Placing the level on a cookie sheet keeps it from wobbling on the racks as you  check the level.

Knowing its true temperatures
An oven thermometer will help you understand the temperature tendencies of your oven.  You can get one for around $5-6 from, Bed Bath and Beyond, or local restaurant supply stores.

Ovens run in cycles, kicking off when they reach a temperature higher than what is set and turning back on at some point lower (which varies for each model of oven, and is often up to 25 degrees different).  When reading your thermometer, you’re looking to ensure that the average temperature of your oven is the temperature you have set you oven for.  Some oven thermometers do not react quickly, so if it appears to read a consistent temperature it actually reflects the average temperature in your oven. 

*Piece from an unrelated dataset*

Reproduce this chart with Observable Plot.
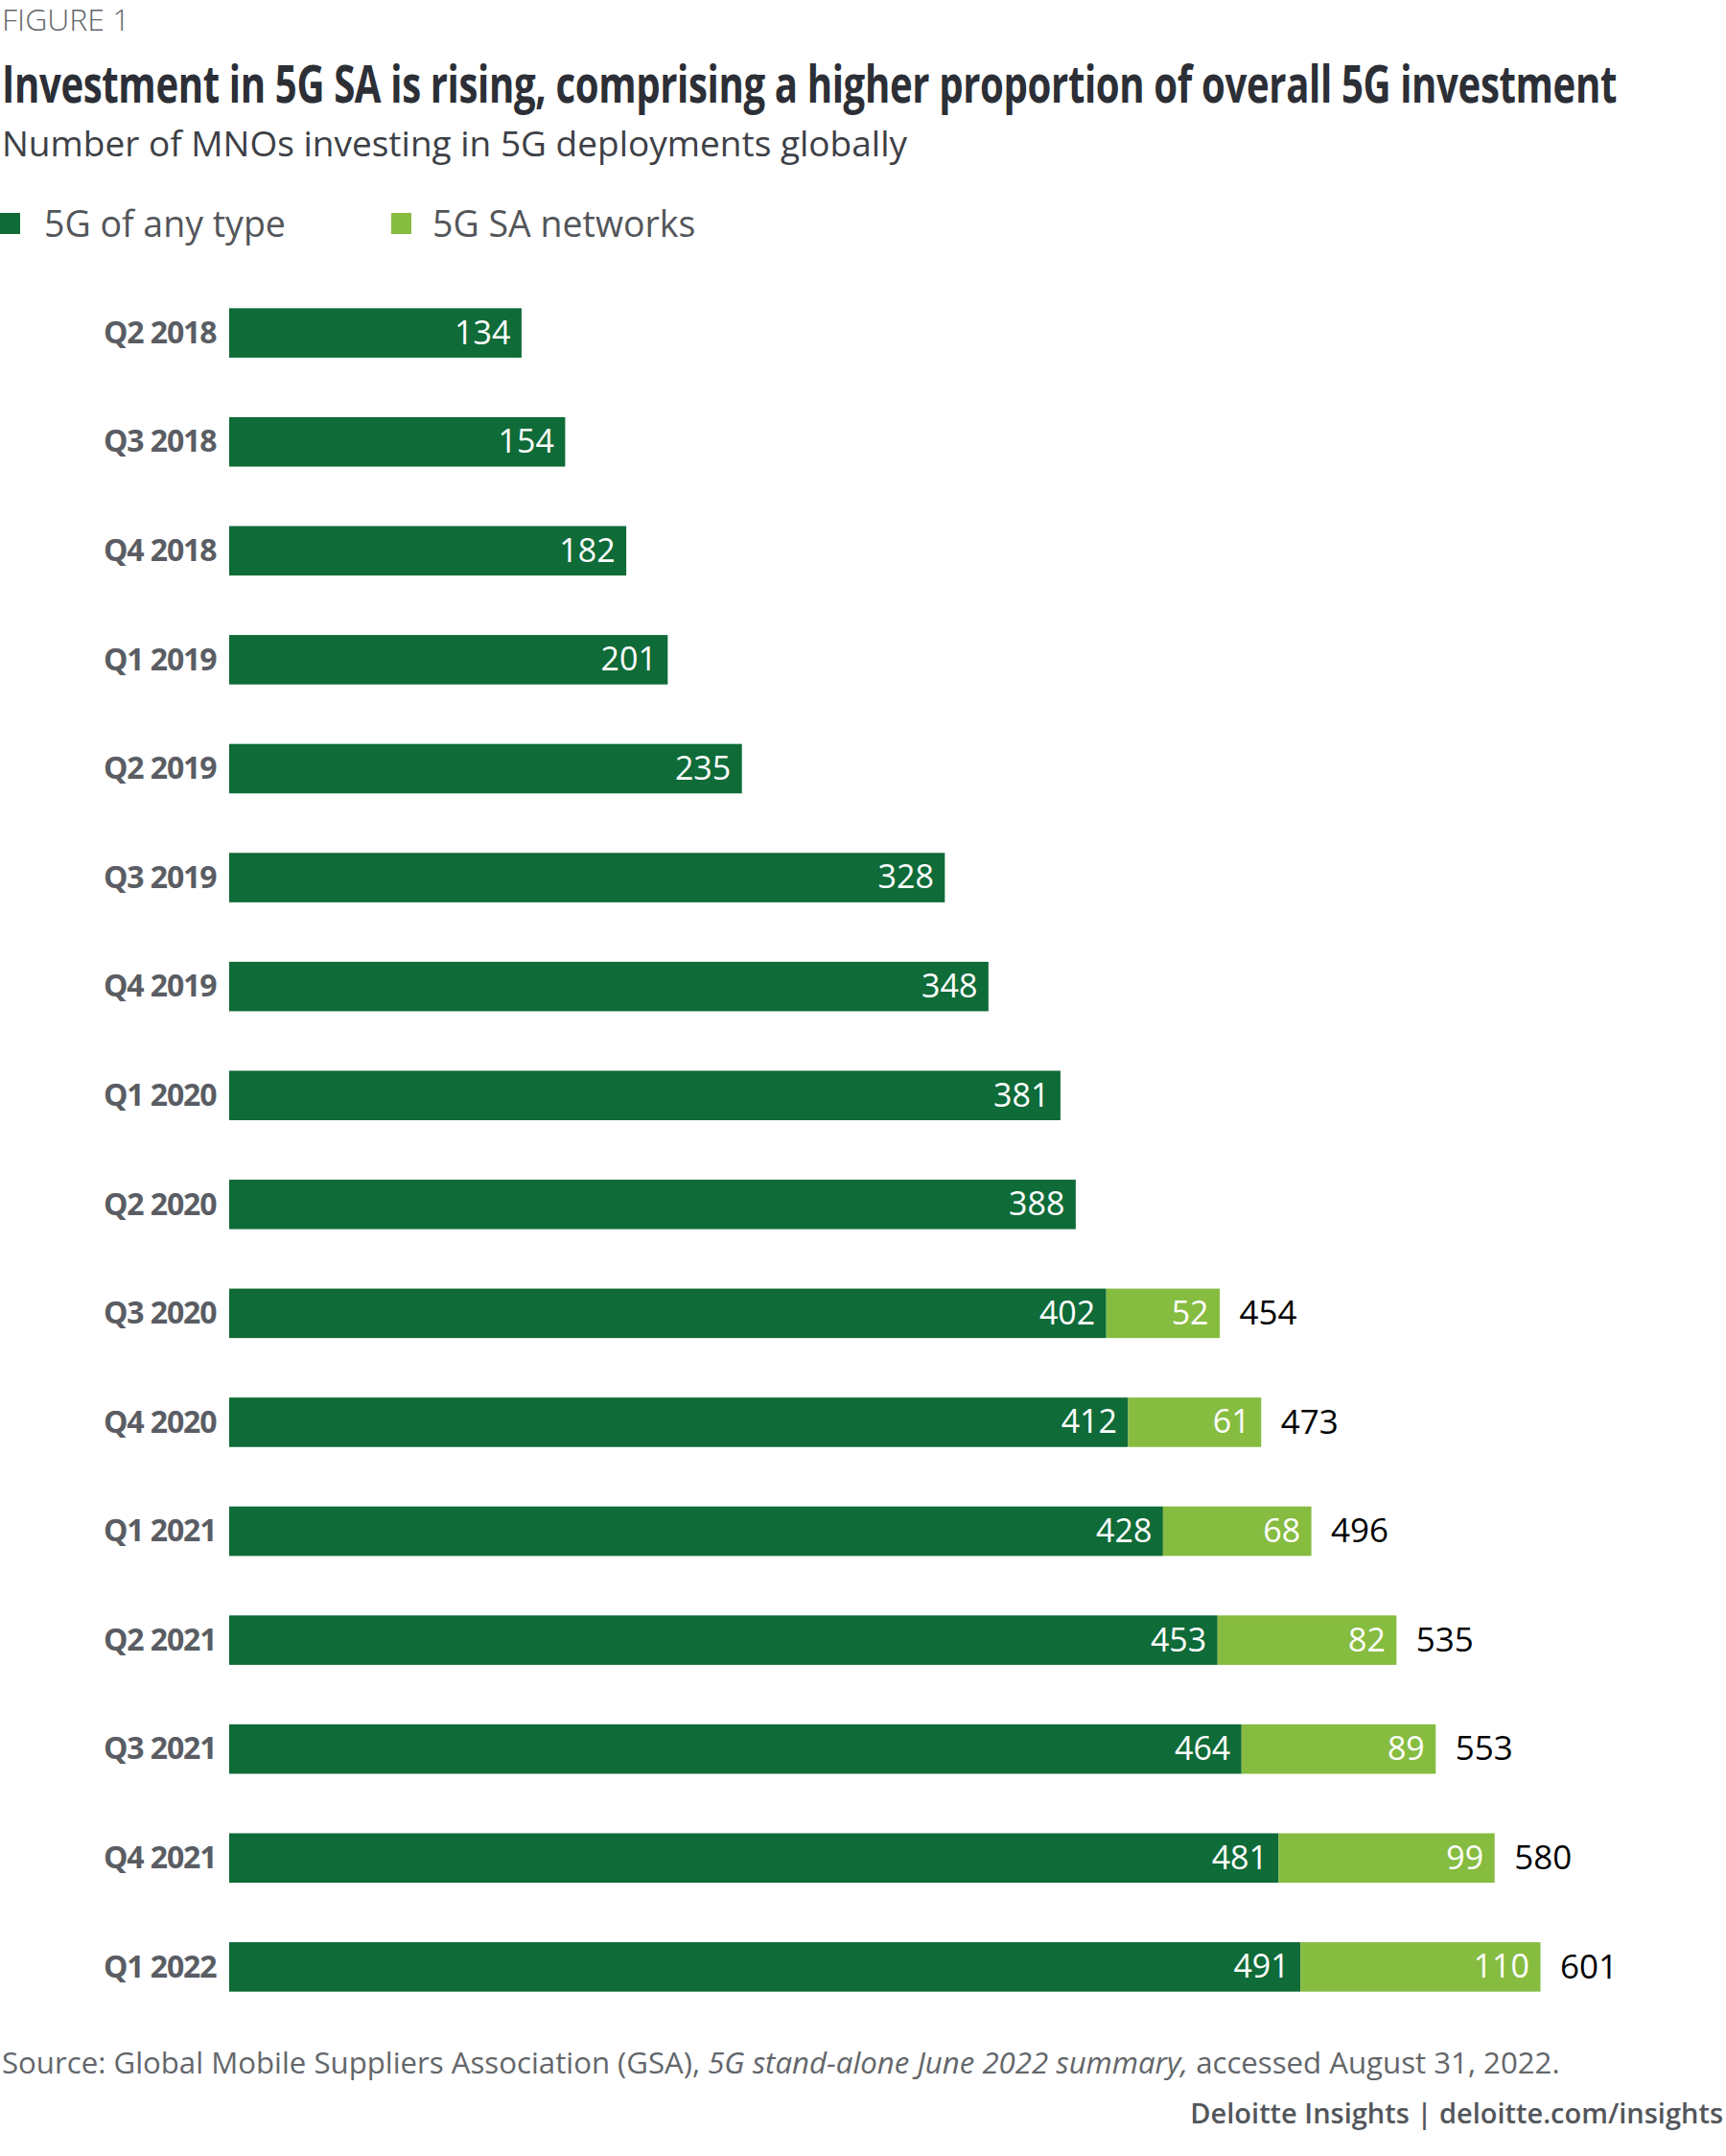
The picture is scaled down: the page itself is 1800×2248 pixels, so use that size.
<!DOCTYPE html>
<html>
<head>
<meta charset="utf-8">
<script src="https://cdn.jsdelivr.net/npm/d3@7"></script>
<script src="https://cdn.jsdelivr.net/npm/@observablehq/plot@0.6"></script>
<style>
  html, body { margin: 0; padding: 0; background: #fff; }
  body { width: 1800px; height: 2248px; position: relative; font-family: "Open Sans", sans-serif; overflow: hidden; }
  .abs { position: absolute; line-height: 1; white-space: nowrap; }
  #fig { left: 2px; top: 4px; font-size: 32px; color: #63666a; font-weight: 300; }
  #title { left: 2px; top: 59px; font-size: 54px; font-weight: 700; color: #2c2f36; transform-origin: left center; letter-spacing: -0.5px; }
  #subtitle { left: 2px; top: 130px; font-size: 37px; color: #3d4046; }
  .leg { top: 214px; font-size: 37.5px; color: #53565a; }
  .sw { position: absolute; top: 222px; width: 21px; height: 22px; }
  #source { left: 2px; top: 2135px; font-size: 31.2px; color: #63666a; }
  #brand { right: 3px; top: 2188px; font-size: 29px; color: #53565a; font-weight: 600; }
  #chart { position: absolute; left: 0; top: 290px; }
  #chart g[aria-label="y-axis tick label"] { letter-spacing: -1.1px; }
</style>
</head>
<body>
<div id="fig" class="abs">FIGURE 1</div>
<div id="title" class="abs">Investment in 5G SA is rising, comprising a higher proportion of overall 5G investment</div>
<div id="subtitle" class="abs">Number of MNOs investing in 5G deployments globally</div>
<div class="sw" style="left:0px;background:#0f6b38"></div>
<div class="abs leg" style="left:46px">5G of any type</div>
<div class="sw" style="left:408px;background:#86bc40"></div>
<div class="abs leg" style="left:451px">5G SA networks</div>
<div id="chart"></div>
<div id="source" class="abs">Source: Global Mobile Suppliers Association (GSA), <i>5G stand-alone June 2022 summary,</i> accessed August 31, 2022.</div>
<div id="brand" class="abs">Deloitte Insights | deloitte.com/insights</div>
<script>
const quarters = ["Q2 2018","Q3 2018","Q4 2018","Q1 2019","Q2 2019","Q3 2019","Q4 2019","Q1 2020","Q2 2020","Q3 2020","Q4 2020","Q1 2021","Q2 2021","Q3 2021","Q4 2021","Q1 2022"];
const anyType = [134,154,182,201,235,328,348,381,388,402,412,428,453,464,481,491];
const saNetworks = [null,null,null,null,null,null,null,null,null,52,61,68,82,89,99,110];
const totals = [null,null,null,null,null,null,null,null,null,454,473,496,535,553,580,601];

const colorAny = "#0f6b38";
const colorSA = "#86bc40";

const rows = quarters.map((q, i) => ({q, any: anyType[i], sa: saNetworks[i], total: totals[i]}));
const saRows = rows.filter(d => d.sa != null);

// condense title to its reference width
const t = document.getElementById("title");
const tw = t.getBoundingClientRect().width;
t.style.transform = `scaleX(${1684 / tw})`;

const chart = Plot.plot({
  width: 1800,
  height: 1800,
  marginLeft: 239,
  marginRight: 82,
  marginTop: 20,
  marginBottom: 2,
  x: {domain: [0, 650], axis: null},
  y: {domain: quarters, paddingInner: 0.546, paddingOuter: 0.1, round: false, label: null},
  style: {fontFamily: "Open Sans, sans-serif", background: "transparent"},
  marks: [
    Plot.axisY({tickSize: 0, tickPadding: 14, fontSize: 32, fontWeight: 700, fill: "#5a5d63", label: null}),
    Plot.barX(rows, {y: "q", x1: 0, x2: "any", fill: colorAny}),
    Plot.barX(saRows, {y: "q", x1: "any", x2: d => d.any + d.sa, fill: colorSA}),
    Plot.text(rows, {y: "q", x: "any", text: d => String(d.any), textAnchor: "end", dx: -12, fill: "white", fontSize: 34}),
    Plot.text(saRows, {y: "q", x: d => d.any + d.sa, text: d => String(d.sa), textAnchor: "end", dx: -12, fill: "white", fontSize: 34}),
    Plot.text(saRows, {y: "q", x: "total", text: d => String(d.total), textAnchor: "start", dx: 20, fill: "#000", fontSize: 35, fontWeight: 500})
  ]
});
document.getElementById("chart").appendChild(chart);
</script>
</body>
</html>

It is good to check an empty oven but also to monitor your oven as you bake.  The temperature changes with the amount of items in your oven and the location of the racks, so I like to keep the thermometer hanging in my oven to monitor its temperature.  If the temperature fluctuates too much with several things in the oven, especially between locations (top and bottom racks), it might be a good idea to bake fewer things together or adjust baking time to compensate for the temperature difference (most things will bake just fine in a temperature slightly hotter or cooler).  It’s also important to check the temperature on occasion as ovens sometimes change in consistency as they age.

The important thing is not how your oven reads (high, low, or just right), but whether its temperature readings are consistent.  Our new oven runs about 5 degrees under the set temperature.  If your oven lies about its true temperature and the thermometer consistently reads higher or lower, you should adjust your baking temperature accordingly; I add about 5 degrees to the temperature when I set my oven. 

Hot spots
Knowing your oven’s hot spots will help you set up baked goods and rotate pans accordingly.  To check your oven’s hot spots, line a cookie sheet with bread and put it in a preheated oven (I did mine at 350 degrees).  It will take a little while (mine took about 25 minutes), but the bread will begin to toast.  This shows where your oven is a little hotter, and demonstrates the importance of rotating pans for an even bake. (Or, if you’re a little inconsistent with some of your rolling/cutting for cookies, it shows how to set up thicker/bigger cookies to be in the hotter spots while the smaller/thinner cookies are in the cooler spots, allowing a tray to bake more evenly even if your cookies aren’t perfect.)
My oven is hotter in the back, with it's coolest corner being the front right.

As I’ve adjusted to our new oven, I’ve realized one wonderful thing: it has a window.  While seemingly simple, it was actually quite an adjustment to just turn on the light and check my cookies and cakes rather than opening the oven door.  This benefits my baking by allowing my oven to maintain its temperature, giving a more even and a quicker bake time (and in this weather, a much added bonus of keeping the heat in the oven!). [To really understand just how much heat you lose from your oven when you open the door, go ahead and open the door for a few seconds and as you close it, reset your oven temperature to the same temperature.  It will “preheat” again, sometimes taking a few minutes to gain the temperature that has been lost.]

Being familiar with your own oven will allow you to bake more efficiently in a new or unfamiliar oven.  You can’t do much for an unlevel oven unless you plan to level it, but you can make adjustments for temperature.  I like to err on the side of caution when baking in an unfamiliar oven and assume that the oven runs warmer.  I don’t change the setting in the temperature in case it actually runs cooler (in which case it would be much cooler), but I monitor the goodies baking in the oven a little more closely, checking on them sooner.  And even if the oven is the same one you've had for years, hopefully these tips will help you get a little more acquainted with your oven.